Auf der Jagd nach dem Wind

Warum Kameramann kein Beruf aus dem Märchen ist.

Alik will heute den Wind einfangen. Aber der Wind will nicht so wie er soll. Alik ist 21 und arbeitet an seiner Diplomarbeit an der Filmhochschule. Jetzt renne ich mit ihm, seinem besten Freund David und einem geliehenen Camcorder durch die Innenstatdt. „Heute morgen war der Wind so gut. Ich dachte, da finden ich bestimmt etwas Interessantes“, meint er zu mir. Irgendwie hatte ich mir das mit dem Drehtag anders vorgestellt.

KameramannIn einem kleinen Grünstreifen bei der Oper entdecken wir dann schließlich ein paar Platanenzweige, die sich im Wind wiegen. Alik zoomt ganz nah heran, schraubt minutenlang am Stativ und den optischen Einstellungen herum und freut sich dann kindisch: „Seht mal, seht mal, wie eine Zeichnung“. Langsam beginne ich zu verstehen, was für einen Kameramann an einem mittelmäßig windigen Tag so interessant sein soll.

Am liebsten würde Alik später Tierfilme drehen und interessante Landschaften fotografieren. Dass er das in Armenien nicht tun kann, davon ist er überzeugt. Das Fernsehen bezahlt schlecht und die meisten Kameramänner filmen am Wochenende Hochzeiten. Große, verschwenderische Hochzeiten in einer kaputten Stadt voller falscher Pracht. Ein trauriger Job für jemanden, der eigentlich Kunst machen möchte.
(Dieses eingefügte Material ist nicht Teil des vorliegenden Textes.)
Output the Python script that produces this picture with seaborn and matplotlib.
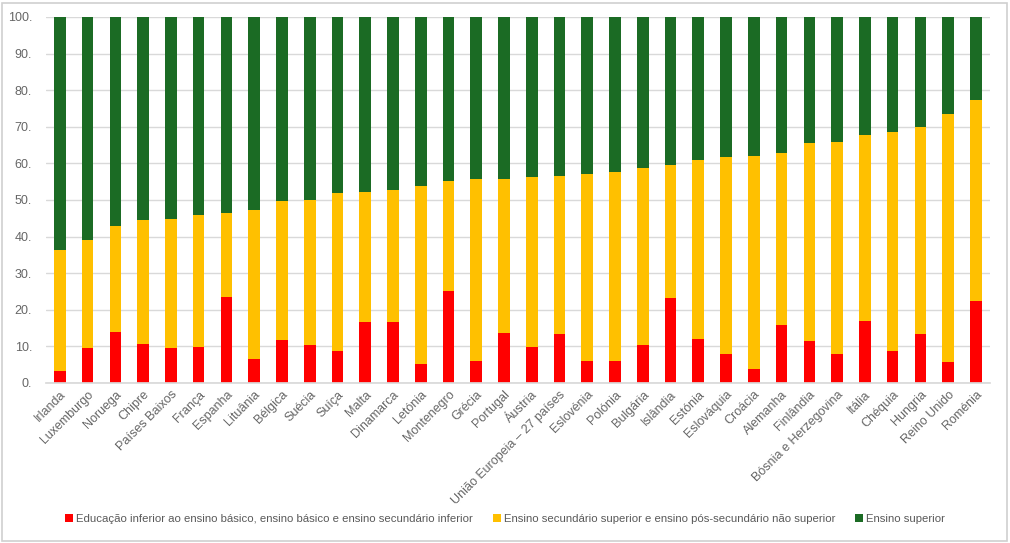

Drei Stunden später. Der Wind hat inzwischen völlig nachgelassen und ist strömendem Regen gewichen. Wir haben Luftballons, Baumrinde und eine verspiegelte Häuserfassade gefilmt und dabei hundertmal die Ausstattung der Universitäten zur Hölle gewünscht: „Ja, das Stativ wackelt, das ist scheiße, aber scheiße ist bei uns normal“. Am Ende des ersten von vielleicht fünfzehn Drehtagen wünsche ich mir, Alik möge es schaffen, den Wind zu fangen an und darauf fort zu reiten – ganz so wie in den orientalischen Märchen.